Excerpt from a dataset
[start]
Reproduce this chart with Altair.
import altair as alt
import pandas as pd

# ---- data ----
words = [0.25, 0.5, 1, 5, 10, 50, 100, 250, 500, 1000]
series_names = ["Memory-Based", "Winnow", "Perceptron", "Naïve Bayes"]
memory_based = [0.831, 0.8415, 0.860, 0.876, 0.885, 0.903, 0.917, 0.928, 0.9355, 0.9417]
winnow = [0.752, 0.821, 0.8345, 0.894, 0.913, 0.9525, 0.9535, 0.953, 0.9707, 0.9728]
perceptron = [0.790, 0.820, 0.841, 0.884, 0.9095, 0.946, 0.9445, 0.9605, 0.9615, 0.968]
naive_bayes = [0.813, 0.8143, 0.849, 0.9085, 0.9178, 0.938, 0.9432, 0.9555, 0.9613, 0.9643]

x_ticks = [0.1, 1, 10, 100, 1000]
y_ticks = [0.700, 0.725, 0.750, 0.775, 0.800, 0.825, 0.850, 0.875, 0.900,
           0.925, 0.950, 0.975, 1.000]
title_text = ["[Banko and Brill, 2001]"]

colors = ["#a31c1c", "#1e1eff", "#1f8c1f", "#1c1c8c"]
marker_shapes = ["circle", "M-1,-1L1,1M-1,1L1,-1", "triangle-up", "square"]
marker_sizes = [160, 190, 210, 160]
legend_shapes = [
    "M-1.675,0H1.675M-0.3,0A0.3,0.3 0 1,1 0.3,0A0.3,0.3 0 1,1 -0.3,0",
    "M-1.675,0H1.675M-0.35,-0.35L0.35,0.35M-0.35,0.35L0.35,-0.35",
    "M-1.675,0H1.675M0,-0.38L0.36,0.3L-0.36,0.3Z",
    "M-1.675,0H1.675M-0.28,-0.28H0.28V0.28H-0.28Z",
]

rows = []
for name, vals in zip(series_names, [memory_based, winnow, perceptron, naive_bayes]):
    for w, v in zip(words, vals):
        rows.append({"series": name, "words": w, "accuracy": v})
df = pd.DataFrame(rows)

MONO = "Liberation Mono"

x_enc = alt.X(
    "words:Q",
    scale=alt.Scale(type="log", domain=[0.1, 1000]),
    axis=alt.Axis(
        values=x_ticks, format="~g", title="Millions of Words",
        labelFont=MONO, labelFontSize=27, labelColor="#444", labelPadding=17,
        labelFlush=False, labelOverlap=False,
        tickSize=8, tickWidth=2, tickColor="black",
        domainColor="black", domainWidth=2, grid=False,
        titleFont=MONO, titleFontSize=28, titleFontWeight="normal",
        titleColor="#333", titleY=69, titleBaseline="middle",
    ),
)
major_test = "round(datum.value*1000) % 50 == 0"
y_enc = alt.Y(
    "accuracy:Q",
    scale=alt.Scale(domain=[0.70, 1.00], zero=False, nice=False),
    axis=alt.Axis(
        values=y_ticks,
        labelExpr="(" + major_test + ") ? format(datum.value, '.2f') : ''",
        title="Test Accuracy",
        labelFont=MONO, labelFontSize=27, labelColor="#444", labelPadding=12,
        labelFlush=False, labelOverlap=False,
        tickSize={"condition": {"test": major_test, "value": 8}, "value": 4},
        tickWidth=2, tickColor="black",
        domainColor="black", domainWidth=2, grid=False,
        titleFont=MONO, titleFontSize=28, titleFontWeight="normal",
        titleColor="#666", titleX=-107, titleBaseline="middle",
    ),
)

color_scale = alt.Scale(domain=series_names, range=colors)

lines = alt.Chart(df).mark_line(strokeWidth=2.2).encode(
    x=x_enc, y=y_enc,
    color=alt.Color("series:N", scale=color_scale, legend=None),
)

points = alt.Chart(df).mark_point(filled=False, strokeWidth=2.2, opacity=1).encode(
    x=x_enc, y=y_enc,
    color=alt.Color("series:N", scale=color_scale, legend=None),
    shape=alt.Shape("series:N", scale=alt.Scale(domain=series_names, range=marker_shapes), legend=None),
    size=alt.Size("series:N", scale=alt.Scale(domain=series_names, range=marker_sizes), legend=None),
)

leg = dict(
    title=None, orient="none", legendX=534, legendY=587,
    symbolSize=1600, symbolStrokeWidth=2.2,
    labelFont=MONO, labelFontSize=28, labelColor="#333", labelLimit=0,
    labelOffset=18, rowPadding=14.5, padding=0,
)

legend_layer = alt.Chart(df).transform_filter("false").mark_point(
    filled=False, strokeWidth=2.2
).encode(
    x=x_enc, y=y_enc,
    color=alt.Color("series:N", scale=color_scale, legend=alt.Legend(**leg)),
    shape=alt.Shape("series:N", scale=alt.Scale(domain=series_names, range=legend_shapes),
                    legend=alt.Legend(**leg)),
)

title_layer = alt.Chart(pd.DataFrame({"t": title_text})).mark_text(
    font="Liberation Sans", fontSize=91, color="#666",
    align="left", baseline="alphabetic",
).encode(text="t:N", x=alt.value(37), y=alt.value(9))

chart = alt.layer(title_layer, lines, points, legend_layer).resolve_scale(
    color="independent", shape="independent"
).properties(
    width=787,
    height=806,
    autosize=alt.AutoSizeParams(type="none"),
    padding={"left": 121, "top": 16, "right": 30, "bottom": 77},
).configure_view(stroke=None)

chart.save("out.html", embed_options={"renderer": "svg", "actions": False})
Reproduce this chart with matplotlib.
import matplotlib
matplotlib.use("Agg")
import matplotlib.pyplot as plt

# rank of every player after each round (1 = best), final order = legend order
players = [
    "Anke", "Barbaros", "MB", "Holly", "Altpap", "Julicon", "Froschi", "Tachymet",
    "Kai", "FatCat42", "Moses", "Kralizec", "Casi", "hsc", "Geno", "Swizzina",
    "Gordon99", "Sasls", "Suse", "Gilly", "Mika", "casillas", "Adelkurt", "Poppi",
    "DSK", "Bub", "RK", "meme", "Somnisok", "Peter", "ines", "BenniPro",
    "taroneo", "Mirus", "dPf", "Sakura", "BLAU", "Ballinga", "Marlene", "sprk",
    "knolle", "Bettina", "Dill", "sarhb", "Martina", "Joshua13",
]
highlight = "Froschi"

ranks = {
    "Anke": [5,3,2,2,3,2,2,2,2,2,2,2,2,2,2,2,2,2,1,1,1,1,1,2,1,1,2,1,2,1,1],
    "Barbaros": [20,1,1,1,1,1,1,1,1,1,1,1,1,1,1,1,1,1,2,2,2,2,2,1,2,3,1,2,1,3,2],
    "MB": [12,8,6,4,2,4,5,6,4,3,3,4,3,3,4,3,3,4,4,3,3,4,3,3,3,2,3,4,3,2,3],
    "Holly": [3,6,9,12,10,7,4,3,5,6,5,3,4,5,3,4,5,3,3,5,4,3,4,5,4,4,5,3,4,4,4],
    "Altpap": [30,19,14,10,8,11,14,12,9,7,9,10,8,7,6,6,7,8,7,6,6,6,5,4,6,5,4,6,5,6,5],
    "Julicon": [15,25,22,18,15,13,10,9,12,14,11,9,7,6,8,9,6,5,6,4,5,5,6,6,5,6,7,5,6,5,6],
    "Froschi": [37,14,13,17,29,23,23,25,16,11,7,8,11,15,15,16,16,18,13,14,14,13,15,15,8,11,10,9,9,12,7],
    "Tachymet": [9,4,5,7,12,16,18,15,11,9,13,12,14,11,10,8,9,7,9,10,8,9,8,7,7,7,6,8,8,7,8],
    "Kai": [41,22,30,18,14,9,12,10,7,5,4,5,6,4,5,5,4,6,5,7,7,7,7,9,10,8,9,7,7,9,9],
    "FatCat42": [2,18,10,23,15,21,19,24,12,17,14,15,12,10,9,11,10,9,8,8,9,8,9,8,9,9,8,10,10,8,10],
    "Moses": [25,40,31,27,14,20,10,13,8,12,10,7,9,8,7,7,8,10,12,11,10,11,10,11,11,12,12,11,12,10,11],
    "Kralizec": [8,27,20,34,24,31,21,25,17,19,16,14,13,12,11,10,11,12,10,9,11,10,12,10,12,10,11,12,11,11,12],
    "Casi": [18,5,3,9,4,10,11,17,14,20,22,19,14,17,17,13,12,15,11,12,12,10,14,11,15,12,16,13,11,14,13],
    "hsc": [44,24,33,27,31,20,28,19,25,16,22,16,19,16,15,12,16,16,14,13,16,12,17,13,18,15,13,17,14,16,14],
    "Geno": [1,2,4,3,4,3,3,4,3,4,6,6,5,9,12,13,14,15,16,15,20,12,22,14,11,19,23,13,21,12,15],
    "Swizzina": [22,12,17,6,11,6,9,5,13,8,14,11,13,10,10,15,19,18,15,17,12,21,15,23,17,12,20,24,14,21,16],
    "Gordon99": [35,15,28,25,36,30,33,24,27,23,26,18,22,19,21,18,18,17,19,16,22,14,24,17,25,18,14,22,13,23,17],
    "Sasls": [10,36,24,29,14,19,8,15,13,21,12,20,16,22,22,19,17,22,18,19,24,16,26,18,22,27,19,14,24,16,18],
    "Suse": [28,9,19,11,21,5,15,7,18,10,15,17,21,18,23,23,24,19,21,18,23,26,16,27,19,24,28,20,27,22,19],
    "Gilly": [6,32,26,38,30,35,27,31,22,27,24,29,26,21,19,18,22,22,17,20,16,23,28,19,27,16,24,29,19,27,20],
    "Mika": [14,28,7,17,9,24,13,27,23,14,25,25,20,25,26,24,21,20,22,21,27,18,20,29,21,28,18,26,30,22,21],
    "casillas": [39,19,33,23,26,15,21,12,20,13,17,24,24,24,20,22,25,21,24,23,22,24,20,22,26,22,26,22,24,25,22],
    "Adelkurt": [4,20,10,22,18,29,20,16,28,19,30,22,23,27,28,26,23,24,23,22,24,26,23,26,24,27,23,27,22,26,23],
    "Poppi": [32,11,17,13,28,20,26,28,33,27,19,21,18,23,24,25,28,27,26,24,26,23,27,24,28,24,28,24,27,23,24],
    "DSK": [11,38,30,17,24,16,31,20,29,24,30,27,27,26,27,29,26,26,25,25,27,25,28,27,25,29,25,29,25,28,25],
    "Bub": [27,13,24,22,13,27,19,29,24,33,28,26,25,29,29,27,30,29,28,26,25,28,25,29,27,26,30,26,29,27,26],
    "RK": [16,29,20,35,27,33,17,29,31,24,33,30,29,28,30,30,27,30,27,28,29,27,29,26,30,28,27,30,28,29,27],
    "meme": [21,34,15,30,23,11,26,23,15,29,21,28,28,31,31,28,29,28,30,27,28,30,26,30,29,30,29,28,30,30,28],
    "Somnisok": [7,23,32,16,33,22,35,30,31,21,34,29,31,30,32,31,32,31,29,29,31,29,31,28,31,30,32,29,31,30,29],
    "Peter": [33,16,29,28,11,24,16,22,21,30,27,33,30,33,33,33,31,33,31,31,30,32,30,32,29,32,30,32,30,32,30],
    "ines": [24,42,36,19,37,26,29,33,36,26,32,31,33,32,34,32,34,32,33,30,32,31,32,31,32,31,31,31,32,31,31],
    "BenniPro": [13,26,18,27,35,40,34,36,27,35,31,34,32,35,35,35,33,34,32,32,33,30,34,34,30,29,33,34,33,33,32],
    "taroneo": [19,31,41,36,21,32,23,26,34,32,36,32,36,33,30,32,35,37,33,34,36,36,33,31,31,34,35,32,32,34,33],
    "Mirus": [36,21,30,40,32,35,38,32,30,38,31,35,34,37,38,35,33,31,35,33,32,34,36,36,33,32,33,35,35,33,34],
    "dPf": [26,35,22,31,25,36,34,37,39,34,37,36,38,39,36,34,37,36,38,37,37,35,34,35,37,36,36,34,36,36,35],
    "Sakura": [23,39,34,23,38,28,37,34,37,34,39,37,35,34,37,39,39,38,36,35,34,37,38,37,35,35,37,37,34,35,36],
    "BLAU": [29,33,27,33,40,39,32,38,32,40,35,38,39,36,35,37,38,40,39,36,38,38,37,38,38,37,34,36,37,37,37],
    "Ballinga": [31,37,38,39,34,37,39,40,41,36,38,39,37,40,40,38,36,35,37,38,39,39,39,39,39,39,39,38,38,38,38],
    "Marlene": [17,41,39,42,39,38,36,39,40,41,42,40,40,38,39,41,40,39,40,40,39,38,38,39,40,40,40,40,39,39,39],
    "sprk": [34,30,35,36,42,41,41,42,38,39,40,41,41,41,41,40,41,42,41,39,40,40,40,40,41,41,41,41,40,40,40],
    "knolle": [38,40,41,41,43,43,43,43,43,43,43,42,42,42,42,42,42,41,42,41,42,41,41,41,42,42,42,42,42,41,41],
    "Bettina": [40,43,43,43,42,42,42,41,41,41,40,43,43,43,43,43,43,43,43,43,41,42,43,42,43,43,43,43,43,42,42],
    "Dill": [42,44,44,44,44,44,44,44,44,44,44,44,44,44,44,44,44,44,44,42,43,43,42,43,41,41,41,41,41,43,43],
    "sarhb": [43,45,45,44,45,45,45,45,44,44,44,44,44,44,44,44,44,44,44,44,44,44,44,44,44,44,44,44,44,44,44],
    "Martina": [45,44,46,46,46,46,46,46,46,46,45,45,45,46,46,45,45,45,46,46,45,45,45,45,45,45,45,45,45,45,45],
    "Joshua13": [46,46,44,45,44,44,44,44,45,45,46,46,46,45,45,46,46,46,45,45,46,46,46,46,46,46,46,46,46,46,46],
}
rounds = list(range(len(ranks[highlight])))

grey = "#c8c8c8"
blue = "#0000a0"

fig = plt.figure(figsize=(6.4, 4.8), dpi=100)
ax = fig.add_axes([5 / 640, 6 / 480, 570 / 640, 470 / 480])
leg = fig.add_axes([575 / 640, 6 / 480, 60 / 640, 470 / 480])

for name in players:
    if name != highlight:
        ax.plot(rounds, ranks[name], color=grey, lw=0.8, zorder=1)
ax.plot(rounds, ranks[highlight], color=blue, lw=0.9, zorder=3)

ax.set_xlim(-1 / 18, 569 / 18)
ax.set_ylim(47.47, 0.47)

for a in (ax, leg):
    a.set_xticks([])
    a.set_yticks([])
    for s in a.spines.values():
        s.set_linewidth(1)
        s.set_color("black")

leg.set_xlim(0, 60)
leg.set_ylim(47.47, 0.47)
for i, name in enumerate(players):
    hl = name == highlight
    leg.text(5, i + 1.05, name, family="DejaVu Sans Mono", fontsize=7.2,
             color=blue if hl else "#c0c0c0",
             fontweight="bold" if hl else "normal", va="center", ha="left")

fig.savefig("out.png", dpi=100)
[end]
• Written task: Every line from the first entry to the line containing "import pandas as pd" should be transcribed exactly, and nothing beyond it.

• Answer:
Reproduce this chart with Altair.
import altair as alt
import pandas as pd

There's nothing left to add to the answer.